=== PROVIDED INFORMATION ===

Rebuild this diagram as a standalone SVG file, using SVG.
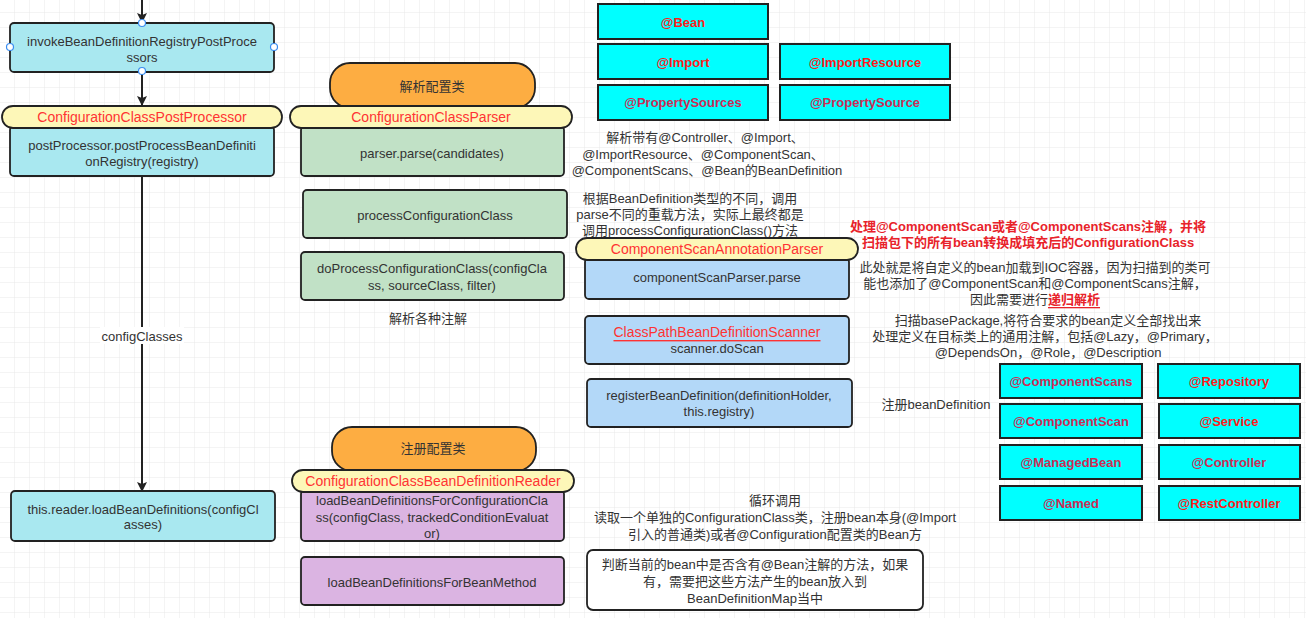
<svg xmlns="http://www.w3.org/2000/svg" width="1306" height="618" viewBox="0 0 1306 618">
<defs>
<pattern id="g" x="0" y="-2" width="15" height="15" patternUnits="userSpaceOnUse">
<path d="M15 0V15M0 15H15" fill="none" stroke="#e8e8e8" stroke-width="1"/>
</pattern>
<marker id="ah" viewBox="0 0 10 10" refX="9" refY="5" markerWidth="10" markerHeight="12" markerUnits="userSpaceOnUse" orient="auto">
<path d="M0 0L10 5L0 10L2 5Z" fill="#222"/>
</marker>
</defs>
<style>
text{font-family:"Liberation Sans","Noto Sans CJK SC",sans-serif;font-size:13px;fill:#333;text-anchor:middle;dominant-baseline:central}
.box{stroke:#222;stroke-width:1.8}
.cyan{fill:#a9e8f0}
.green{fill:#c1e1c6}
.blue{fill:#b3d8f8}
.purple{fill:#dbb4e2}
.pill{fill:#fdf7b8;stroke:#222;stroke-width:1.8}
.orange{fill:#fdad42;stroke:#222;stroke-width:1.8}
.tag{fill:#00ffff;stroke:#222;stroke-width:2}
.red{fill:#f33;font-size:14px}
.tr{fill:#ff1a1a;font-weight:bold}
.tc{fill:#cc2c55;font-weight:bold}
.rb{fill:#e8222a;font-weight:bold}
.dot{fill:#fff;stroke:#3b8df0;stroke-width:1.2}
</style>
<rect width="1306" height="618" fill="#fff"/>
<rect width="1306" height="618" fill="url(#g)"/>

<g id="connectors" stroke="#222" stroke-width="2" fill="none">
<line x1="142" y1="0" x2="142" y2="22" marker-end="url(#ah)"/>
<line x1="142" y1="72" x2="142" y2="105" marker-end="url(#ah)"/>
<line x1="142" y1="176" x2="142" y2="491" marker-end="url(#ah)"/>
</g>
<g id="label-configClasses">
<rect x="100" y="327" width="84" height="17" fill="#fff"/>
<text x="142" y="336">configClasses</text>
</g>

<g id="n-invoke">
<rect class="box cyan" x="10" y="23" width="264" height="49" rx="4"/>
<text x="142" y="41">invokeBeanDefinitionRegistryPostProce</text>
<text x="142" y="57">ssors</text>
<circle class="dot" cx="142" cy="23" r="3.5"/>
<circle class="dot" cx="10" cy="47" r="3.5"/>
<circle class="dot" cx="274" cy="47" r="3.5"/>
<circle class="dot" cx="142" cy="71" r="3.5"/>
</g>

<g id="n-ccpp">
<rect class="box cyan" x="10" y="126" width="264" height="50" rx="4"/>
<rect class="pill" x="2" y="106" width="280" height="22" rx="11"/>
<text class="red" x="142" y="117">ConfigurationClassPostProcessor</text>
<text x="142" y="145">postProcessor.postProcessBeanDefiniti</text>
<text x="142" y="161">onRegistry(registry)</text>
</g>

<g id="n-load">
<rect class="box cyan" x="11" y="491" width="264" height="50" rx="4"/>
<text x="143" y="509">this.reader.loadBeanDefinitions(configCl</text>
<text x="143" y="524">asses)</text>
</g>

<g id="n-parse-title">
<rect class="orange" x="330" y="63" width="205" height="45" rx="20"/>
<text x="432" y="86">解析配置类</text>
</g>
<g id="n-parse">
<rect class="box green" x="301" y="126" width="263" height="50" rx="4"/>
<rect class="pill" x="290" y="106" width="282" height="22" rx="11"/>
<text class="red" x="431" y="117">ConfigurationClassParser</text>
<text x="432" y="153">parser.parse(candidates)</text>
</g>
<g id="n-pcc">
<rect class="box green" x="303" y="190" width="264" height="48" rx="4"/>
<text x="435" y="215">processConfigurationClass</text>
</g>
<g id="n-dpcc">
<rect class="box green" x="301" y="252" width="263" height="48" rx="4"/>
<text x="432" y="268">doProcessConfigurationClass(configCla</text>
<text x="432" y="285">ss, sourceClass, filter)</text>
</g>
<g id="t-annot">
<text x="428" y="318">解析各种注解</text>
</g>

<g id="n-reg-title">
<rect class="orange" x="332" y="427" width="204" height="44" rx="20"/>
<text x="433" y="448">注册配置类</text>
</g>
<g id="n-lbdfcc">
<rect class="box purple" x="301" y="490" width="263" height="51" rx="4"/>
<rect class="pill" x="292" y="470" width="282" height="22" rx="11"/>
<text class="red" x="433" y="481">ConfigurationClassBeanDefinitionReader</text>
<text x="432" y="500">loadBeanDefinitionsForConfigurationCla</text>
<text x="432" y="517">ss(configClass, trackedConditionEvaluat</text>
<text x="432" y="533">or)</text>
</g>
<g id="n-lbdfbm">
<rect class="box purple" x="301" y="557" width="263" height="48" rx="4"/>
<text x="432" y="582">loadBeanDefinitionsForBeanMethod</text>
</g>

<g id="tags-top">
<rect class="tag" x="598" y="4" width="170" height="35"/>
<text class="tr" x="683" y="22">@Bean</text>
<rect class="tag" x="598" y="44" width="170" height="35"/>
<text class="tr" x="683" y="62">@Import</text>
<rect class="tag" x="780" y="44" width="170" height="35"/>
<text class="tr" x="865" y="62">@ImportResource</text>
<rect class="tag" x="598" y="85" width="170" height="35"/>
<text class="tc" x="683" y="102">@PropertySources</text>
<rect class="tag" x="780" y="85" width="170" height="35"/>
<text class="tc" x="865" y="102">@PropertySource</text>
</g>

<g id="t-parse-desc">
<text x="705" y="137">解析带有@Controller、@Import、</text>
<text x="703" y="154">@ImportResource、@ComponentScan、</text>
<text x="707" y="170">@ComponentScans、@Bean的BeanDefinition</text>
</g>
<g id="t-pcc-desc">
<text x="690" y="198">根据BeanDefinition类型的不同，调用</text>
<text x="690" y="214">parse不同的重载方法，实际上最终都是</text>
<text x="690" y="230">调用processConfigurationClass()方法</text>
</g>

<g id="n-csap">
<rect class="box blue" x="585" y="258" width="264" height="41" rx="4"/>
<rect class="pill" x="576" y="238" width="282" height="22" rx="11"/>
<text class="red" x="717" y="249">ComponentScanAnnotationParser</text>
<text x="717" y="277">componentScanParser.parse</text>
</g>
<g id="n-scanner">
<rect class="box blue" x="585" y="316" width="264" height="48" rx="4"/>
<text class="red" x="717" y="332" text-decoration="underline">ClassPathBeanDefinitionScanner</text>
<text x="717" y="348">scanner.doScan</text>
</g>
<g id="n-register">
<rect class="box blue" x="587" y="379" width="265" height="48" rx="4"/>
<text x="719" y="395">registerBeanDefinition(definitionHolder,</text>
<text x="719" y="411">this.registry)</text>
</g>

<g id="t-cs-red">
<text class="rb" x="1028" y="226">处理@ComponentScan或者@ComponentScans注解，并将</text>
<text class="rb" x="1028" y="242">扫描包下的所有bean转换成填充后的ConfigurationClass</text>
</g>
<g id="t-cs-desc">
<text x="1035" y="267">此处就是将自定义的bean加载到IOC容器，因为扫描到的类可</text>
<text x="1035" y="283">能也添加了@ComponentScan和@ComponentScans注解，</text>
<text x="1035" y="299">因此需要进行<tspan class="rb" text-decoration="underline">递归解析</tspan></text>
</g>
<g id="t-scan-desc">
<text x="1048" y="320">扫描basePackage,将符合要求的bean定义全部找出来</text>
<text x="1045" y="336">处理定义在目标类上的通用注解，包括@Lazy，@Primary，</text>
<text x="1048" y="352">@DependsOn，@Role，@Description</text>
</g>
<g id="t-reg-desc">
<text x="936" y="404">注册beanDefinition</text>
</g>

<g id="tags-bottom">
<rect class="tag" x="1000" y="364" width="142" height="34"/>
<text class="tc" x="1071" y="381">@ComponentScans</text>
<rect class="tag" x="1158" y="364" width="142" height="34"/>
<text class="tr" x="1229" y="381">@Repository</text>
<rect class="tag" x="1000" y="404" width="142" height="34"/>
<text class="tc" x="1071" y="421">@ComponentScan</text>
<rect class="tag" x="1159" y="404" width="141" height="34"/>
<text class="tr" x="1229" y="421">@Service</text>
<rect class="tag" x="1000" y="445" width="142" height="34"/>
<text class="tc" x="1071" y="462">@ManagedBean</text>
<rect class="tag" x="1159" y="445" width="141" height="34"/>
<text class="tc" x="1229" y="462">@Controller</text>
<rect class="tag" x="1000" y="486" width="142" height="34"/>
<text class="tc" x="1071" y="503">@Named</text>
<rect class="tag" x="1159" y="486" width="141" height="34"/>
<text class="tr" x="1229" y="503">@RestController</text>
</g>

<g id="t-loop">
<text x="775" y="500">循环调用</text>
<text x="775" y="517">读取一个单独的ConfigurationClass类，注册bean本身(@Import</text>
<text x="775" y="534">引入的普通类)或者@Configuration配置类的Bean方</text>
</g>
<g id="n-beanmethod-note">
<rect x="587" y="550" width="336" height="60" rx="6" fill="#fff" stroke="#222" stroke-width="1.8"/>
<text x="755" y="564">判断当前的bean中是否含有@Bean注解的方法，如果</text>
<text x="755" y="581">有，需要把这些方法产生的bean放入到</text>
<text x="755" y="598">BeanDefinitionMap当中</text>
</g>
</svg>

===
=== PROVIDED INFORMATION ===

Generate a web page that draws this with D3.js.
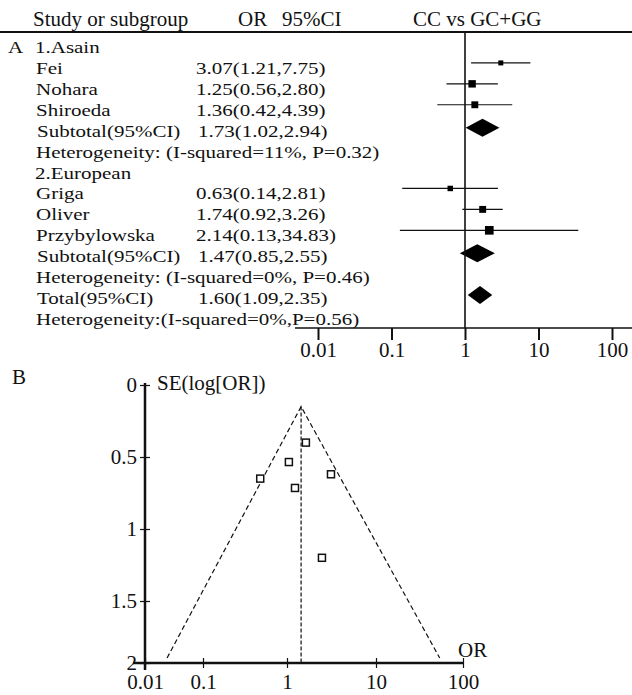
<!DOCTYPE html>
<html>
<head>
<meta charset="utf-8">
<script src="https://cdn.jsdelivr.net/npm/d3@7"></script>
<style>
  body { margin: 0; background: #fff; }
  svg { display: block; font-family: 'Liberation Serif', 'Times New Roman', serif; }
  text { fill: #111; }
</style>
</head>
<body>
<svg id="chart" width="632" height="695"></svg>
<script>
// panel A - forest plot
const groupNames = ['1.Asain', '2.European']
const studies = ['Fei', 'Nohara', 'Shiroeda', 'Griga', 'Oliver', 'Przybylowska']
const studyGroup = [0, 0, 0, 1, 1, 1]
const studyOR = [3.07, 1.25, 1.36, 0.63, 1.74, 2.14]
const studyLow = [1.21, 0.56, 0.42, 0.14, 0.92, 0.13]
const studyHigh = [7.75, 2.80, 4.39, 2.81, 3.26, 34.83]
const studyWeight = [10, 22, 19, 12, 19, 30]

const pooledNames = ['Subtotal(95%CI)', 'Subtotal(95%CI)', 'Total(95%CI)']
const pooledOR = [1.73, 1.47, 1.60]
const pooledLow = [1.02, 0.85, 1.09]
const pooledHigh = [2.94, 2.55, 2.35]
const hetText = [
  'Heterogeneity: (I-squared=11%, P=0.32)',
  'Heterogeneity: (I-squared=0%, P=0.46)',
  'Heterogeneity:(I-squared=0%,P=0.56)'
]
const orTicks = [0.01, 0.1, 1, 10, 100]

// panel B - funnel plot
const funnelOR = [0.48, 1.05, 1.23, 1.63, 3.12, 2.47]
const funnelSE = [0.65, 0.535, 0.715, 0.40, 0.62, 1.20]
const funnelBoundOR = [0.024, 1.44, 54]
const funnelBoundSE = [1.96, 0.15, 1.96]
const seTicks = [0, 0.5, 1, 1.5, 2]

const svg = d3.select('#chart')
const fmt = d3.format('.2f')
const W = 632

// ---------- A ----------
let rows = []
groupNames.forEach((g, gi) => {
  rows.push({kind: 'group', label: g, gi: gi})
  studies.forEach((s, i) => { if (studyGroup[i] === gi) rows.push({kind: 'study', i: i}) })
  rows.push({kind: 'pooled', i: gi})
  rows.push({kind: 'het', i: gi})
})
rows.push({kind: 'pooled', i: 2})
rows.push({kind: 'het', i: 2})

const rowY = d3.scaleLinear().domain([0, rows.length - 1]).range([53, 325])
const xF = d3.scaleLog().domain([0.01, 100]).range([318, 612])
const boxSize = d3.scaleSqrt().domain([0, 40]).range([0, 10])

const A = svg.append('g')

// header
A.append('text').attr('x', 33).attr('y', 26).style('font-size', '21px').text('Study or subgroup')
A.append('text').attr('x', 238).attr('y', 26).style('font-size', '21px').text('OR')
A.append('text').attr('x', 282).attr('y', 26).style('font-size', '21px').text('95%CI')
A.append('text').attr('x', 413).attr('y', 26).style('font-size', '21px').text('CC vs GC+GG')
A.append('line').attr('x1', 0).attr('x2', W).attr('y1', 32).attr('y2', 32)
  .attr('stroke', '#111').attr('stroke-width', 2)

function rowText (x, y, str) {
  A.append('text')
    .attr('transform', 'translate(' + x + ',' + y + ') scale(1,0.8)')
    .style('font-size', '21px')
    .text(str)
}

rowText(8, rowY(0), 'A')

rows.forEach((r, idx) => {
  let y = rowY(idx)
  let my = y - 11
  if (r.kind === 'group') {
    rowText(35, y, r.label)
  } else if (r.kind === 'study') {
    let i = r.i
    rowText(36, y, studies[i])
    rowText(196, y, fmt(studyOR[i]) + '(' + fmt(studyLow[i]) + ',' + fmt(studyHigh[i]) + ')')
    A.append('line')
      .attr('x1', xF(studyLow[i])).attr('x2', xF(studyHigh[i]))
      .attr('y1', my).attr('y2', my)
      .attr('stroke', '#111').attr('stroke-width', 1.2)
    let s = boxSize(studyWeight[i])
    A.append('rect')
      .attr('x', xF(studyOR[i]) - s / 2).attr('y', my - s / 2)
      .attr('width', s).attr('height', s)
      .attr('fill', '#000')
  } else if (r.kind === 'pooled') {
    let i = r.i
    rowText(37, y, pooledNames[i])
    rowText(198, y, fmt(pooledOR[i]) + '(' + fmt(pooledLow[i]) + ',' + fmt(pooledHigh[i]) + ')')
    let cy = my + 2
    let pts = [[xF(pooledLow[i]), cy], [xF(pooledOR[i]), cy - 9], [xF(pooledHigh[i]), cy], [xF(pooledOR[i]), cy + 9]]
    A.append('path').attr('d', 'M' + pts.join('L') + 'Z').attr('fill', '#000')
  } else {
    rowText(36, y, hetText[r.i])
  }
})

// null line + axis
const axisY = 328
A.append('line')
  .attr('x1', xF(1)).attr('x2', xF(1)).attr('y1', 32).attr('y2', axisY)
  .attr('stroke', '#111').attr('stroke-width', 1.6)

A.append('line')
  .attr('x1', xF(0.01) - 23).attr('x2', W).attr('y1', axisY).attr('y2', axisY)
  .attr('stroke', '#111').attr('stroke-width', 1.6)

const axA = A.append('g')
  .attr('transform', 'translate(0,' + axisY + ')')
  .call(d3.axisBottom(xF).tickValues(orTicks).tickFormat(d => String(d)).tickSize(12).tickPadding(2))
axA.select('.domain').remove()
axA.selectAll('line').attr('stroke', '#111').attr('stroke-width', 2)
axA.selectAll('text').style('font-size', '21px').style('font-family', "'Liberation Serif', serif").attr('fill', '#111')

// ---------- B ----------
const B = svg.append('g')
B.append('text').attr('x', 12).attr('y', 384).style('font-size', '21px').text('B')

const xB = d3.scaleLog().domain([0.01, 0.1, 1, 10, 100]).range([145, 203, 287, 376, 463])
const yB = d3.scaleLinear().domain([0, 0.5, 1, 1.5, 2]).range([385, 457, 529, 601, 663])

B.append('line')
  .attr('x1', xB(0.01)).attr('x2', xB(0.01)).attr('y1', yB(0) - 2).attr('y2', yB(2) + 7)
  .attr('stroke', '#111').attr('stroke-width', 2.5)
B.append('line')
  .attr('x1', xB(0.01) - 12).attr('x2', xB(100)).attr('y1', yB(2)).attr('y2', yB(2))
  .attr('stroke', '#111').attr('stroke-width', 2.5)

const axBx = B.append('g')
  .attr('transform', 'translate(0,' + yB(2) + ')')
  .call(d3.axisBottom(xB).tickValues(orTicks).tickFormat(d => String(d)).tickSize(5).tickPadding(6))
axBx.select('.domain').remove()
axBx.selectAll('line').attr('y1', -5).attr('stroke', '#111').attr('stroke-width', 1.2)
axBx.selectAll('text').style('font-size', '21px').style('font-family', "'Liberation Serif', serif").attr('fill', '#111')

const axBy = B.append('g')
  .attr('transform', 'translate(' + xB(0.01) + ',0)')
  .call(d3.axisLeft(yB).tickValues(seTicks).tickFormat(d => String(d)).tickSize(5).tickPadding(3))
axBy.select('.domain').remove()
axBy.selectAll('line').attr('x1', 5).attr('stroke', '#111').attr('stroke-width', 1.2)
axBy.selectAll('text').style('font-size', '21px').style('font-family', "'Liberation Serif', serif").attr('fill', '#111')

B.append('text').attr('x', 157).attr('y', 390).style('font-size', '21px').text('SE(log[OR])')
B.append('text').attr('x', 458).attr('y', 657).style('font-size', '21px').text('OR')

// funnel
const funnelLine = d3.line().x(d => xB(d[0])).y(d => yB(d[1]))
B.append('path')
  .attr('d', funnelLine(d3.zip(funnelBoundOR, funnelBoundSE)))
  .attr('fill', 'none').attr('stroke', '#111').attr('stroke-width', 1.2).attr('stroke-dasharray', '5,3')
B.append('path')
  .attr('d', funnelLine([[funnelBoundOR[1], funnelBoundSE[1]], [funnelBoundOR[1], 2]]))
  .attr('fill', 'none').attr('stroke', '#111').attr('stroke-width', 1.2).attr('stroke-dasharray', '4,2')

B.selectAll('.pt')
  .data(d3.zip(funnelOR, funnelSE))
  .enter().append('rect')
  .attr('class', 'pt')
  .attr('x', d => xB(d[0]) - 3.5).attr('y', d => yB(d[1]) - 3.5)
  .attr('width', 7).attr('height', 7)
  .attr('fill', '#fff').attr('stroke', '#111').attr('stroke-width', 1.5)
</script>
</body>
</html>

===

**STATED TASK**
Answer with one number: how many lines in the listing hold "this".

**WRITTEN SOLUTION**
4